Davis also expressed a desire to take the Hotel du Vin brand into the capital, while explaining Bristol and York were both target cities for Malmaison.
Last year Malmaison concluded sale and leaseback agreements for five hotels and completed a round of refinancing to reduce its debt, however Davis told BigHospitality his intention was now to increase the owned estate, not reduce it further.
Investment and expansion will focus on both brands equally with the team also considering management agreements and some long leaseholds.
Distancing himself from comments made by his predecessor Robert Cook on the future of hotel F&B, Davis said he would not be looking to introduce new restaurant or bar concepts within either business and would instead focus on improving the current situation.

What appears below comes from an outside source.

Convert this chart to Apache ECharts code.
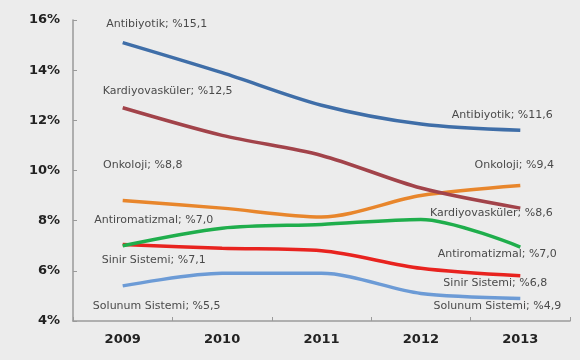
<!DOCTYPE html>
<html><head><meta charset="utf-8">
<script src="https://cdn.jsdelivr.net/npm/echarts@6/dist/echarts.min.js"></script>
<style>html,body{margin:0;padding:0;background:#ececec}#c{width:580px;height:360px}</style>
</head><body><div id="c"></div>
<script>
var years = ['2009','2010','2011','2012','2013'];
var seriesNames = ['Antibiyotik','Kardiyovasküler','Onkoloji','Antiromatizmal','Sinir Sistemi','Solunum Sistemi'];
var antibiyotik = [15.1, 13.9, 12.6, 11.85, 11.6];
var kardiyo = [12.5, 11.4, 10.6, 9.3, 8.5];
var onkoloji = [8.8, 8.5, 8.15, 9.0, 9.4];
var antiromatizmal = [7.0, 7.7, 7.85, 8.05, 6.95];
var sinir = [7.05, 6.9, 6.8, 6.1, 5.8];
var solunum = [5.4, 5.9, 5.9, 5.1, 4.9];
var startLabels = ['%15,1','%12,5','%8,8','%7,0','%7,1','%5,5'];
var endLabels = ['%11,6','%8,6','%9,4','%7,0','%6,8','%4,9'];
var yTicks = [4, 6, 8, 10, 12, 14, 16];

var values = [antibiyotik, kardiyo, onkoloji, antiromatizmal, sinir, solunum];
var colors = ['#3f6ea8','#a2434a','#e8862c','#1fae4c','#e8231f','#6c9bd6'];
var FONT = 'DejaVu Sans, Arial, sans-serif';
// label offsets (style), relative to first / last points
var startOff = [[34,-18],[45,-17],[20,-35],[31,-26],[31,16],[34,20]];
var endOff = [[-18,-15],[-29,5],[-6,-20],[-23,7],[-25,7],[-23,8]];

var series = values.map(function(vals, i){
  return {
    name: seriesNames[i], type: 'line', smooth: 0.3,
    symbol: 'circle', symbolSize: 0.1,
    lineStyle: {width: 3.5, color: colors[i]},
    itemStyle: {color: colors[i]},
    z: 10 - i,
    data: vals.map(function(v, j){
      var d = {value: v};
      if (j === 0 || j === vals.length - 1) {
        d.label = {
          show: true, position: 'inside',
          offset: j === 0 ? startOff[i] : endOff[i],
          align: 'center', verticalAlign: 'middle',
          formatter: seriesNames[i] + '; ' + (j === 0 ? startLabels[i] : endLabels[i]),
          color: '#4a4a4a', fontSize: 11, fontFamily: FONT
        };
      }
      return d;
    })
  };
});

var chart = echarts.init(document.getElementById('c'), null, {renderer: 'canvas'});
chart.setOption({
  backgroundColor: '#ececec',
  animation: false,
  grid: {left: 73, right: 10, top: 20, bottom: 39},
  xAxis: {
    type: 'category', data: years, boundaryGap: true,
    axisLine: {lineStyle: {color: '#9a9a9a', width: 1.5}},
    axisTick: {show: true, alignWithLabel: false, length: 4, inside: true, lineStyle: {color: '#9a9a9a'}},
    axisLabel: {color: '#222', fontWeight: 'bold', fontSize: 13, margin: 12, fontFamily: FONT}
  },
  yAxis: {
    type: 'value', min: yTicks[0], max: yTicks[yTicks.length-1], interval: 2,
    splitLine: {show: false},
    axisLine: {show: true, lineStyle: {color: '#9a9a9a', width: 1.5}},
    axisTick: {show: true, length: 4, inside: true, lineStyle: {color: '#9a9a9a'}},
    axisLabel: {color: '#222', fontWeight: 'bold', fontSize: 13, margin: 13, formatter: '{value}%', fontFamily: FONT}
  },
  series: series
});
</script></body></html>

He did reveal, however, that a new bar was planned in properties in both Liverpool and Birmingham with new restaurants on the horizon in Manchester and London.
Davis expressed disappointment at the confusion caused by the trouble at MWB Group Holdings but said he was getting regular updates on the situation and had been aware of the problems before he took up post in January.
"One of the reasons that I was approached was because of certain issues within the business that needed sorting out. The operations and the profitability of the hotel group were, I think, under-performing and I think they wanted somebody to come in and re-organise and re-focus.
"My appointment was always (with the) understanding that MWB had certain issues and that was one of my key issues – to make sure that wouldn’t impact the future of our businesses," he concluded, saying it was unclear what role Eric Sanderson, MWB chairman and chair of the hotel's board, would now have with the hotel business.